--- Begin Available data ---
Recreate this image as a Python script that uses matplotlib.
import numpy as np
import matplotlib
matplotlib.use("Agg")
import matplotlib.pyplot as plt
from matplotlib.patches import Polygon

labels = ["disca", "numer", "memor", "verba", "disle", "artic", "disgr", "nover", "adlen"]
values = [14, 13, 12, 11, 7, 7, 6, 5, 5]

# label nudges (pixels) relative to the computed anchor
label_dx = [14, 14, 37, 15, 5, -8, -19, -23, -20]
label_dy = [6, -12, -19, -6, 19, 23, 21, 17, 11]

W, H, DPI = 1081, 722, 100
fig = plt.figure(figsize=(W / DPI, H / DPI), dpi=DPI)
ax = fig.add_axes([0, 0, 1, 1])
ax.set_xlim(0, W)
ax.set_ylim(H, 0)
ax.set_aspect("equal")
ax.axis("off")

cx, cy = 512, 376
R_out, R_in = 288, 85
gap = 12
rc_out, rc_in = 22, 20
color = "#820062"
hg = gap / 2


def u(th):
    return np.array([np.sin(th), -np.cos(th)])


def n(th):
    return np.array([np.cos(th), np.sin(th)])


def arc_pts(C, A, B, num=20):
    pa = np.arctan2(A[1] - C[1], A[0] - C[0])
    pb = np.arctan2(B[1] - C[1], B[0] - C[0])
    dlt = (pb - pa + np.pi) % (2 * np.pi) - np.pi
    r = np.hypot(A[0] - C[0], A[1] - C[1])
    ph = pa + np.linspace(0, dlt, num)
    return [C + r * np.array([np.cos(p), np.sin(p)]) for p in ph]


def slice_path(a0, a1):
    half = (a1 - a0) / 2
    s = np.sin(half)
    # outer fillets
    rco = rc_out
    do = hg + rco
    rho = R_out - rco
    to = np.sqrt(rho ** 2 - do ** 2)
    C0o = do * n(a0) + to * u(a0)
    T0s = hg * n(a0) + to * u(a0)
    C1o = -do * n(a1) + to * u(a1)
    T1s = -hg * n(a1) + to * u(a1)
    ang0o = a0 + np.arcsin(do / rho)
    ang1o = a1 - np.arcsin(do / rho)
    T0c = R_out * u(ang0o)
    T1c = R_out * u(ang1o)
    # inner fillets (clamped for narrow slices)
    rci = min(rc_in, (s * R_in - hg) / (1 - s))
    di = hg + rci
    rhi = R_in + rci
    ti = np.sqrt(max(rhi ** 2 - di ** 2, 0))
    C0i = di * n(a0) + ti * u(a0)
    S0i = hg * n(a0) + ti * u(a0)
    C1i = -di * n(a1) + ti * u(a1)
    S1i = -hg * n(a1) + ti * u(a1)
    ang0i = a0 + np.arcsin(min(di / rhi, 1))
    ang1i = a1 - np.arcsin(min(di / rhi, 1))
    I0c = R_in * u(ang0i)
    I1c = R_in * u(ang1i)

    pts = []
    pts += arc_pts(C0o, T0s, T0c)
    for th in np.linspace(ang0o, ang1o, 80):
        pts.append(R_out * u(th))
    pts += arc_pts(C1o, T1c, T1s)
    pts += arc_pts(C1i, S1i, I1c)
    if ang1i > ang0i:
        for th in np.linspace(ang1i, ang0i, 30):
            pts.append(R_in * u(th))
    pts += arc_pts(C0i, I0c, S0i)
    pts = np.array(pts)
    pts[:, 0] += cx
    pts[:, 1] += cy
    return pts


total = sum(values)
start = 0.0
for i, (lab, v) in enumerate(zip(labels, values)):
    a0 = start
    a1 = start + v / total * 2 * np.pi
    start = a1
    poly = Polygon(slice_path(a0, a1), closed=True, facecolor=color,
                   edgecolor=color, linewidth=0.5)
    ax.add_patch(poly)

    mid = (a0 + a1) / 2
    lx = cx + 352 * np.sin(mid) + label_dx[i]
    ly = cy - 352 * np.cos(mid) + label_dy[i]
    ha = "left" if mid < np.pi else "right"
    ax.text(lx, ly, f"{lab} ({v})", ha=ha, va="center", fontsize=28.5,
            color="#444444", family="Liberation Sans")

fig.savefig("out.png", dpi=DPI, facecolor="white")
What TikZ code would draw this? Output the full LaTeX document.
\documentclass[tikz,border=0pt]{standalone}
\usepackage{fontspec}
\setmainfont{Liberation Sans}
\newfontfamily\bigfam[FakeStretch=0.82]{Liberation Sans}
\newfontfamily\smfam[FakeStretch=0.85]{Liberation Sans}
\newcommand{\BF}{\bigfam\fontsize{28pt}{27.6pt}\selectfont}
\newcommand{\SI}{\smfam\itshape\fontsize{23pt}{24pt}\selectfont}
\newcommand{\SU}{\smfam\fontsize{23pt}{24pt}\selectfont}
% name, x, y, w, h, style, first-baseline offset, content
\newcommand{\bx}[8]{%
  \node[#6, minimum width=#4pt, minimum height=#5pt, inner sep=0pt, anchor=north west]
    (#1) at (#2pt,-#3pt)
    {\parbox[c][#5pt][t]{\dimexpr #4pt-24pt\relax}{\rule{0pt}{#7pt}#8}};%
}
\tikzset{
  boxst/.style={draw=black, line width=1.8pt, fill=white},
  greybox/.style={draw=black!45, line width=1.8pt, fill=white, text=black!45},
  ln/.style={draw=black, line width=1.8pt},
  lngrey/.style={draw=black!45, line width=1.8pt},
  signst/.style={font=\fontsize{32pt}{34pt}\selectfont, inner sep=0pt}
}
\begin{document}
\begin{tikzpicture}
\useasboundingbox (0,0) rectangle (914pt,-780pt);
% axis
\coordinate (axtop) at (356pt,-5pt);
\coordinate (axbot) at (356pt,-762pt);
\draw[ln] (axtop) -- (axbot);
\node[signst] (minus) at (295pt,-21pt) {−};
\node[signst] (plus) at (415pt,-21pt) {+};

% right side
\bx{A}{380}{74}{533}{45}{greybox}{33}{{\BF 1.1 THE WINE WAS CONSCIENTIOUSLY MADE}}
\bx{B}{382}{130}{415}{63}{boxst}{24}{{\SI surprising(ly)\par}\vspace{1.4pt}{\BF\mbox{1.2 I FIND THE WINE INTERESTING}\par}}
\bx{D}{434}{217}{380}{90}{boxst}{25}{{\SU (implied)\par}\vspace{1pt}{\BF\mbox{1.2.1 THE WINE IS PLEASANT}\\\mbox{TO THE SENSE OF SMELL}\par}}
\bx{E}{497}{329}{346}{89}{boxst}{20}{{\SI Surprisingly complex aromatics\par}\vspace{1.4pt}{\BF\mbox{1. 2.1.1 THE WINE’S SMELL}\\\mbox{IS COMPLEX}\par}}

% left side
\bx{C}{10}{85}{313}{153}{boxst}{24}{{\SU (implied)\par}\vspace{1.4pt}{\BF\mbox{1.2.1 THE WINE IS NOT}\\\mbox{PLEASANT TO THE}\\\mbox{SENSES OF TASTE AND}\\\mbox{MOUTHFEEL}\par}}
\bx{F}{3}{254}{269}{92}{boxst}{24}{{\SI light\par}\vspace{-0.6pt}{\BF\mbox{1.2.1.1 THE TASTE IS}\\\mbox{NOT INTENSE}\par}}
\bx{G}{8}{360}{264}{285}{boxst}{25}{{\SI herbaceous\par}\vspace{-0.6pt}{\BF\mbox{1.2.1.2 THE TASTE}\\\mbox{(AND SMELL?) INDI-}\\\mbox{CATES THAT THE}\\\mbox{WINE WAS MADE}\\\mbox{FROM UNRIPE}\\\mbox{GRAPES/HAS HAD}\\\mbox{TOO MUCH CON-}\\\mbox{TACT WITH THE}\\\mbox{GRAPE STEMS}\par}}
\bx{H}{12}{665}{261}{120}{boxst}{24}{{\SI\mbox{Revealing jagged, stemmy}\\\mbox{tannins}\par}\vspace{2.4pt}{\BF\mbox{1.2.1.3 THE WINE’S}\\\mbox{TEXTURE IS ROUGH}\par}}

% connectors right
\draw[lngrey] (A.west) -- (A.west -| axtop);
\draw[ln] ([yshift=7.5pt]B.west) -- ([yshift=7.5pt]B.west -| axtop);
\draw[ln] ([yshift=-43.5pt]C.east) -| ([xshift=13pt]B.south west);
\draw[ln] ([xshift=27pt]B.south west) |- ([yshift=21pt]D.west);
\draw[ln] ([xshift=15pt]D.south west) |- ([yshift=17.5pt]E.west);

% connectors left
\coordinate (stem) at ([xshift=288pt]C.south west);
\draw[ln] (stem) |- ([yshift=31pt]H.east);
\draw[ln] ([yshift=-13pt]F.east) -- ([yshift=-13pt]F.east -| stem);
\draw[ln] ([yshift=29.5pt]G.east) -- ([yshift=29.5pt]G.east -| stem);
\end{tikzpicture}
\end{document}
--- End Available data ---
[Objective]:
Transcribe nothing but the lines from the line with "What TikZ code" through the line with "2.1.1 THE WINE’S", reproducing each exactly.

[Solution]:
What TikZ code would draw this? Output the full LaTeX document.
\documentclass[tikz,border=0pt]{standalone}
\usepackage{fontspec}
\setmainfont{Liberation Sans}
\newfontfamily\bigfam[FakeStretch=0.82]{Liberation Sans}
\newfontfamily\smfam[FakeStretch=0.85]{Liberation Sans}
\newcommand{\BF}{\bigfam\fontsize{28pt}{27.6pt}\selectfont}
\newcommand{\SI}{\smfam\itshape\fontsize{23pt}{24pt}\selectfont}
\newcommand{\SU}{\smfam\fontsize{23pt}{24pt}\selectfont}
% name, x, y, w, h, style, first-baseline offset, content
\newcommand{\bx}[8]{%
  \node[#6, minimum width=#4pt, minimum height=#5pt, inner sep=0pt, anchor=north west]
    (#1) at (#2pt,-#3pt)
    {\parbox[c][#5pt][t]{\dimexpr #4pt-24pt\relax}{\rule{0pt}{#7pt}#8}};%
}
\tikzset{
  boxst/.style={draw=black, line width=1.8pt, fill=white},
  greybox/.style={draw=black!45, line width=1.8pt, fill=white, text=black!45},
  ln/.style={draw=black, line width=1.8pt},
  lngrey/.style={draw=black!45, line width=1.8pt},
  signst/.style={font=\fontsize{32pt}{34pt}\selectfont, inner sep=0pt}
}
\begin{document}
\begin{tikzpicture}
\useasboundingbox (0,0) rectangle (914pt,-780pt);
% axis
\coordinate (axtop) at (356pt,-5pt);
\coordinate (axbot) at (356pt,-762pt);
\draw[ln] (axtop) -- (axbot);
\node[signst] (minus) at (295pt,-21pt) {−};
\node[signst] (plus) at (415pt,-21pt) {+};

% right side
\bx{A}{380}{74}{533}{45}{greybox}{33}{{\BF 1.1 THE WINE WAS CONSCIENTIOUSLY MADE}}
\bx{B}{382}{130}{415}{63}{boxst}{24}{{\SI surprising(ly)\par}\vspace{1.4pt}{\BF\mbox{1.2 I FIND THE WINE INTERESTING}\par}}
\bx{D}{434}{217}{380}{90}{boxst}{25}{{\SU (implied)\par}\vspace{1pt}{\BF\mbox{1.2.1 THE WINE IS PLEASANT}\\\mbox{TO THE SENSE OF SMELL}\par}}
\bx{E}{497}{329}{346}{89}{boxst}{20}{{\SI Surprisingly complex aromatics\par}\vspace{1.4pt}{\BF\mbox{1. 2.1.1 THE WINE’S SMELL}\\\mbox{IS COMPLEX}\par}}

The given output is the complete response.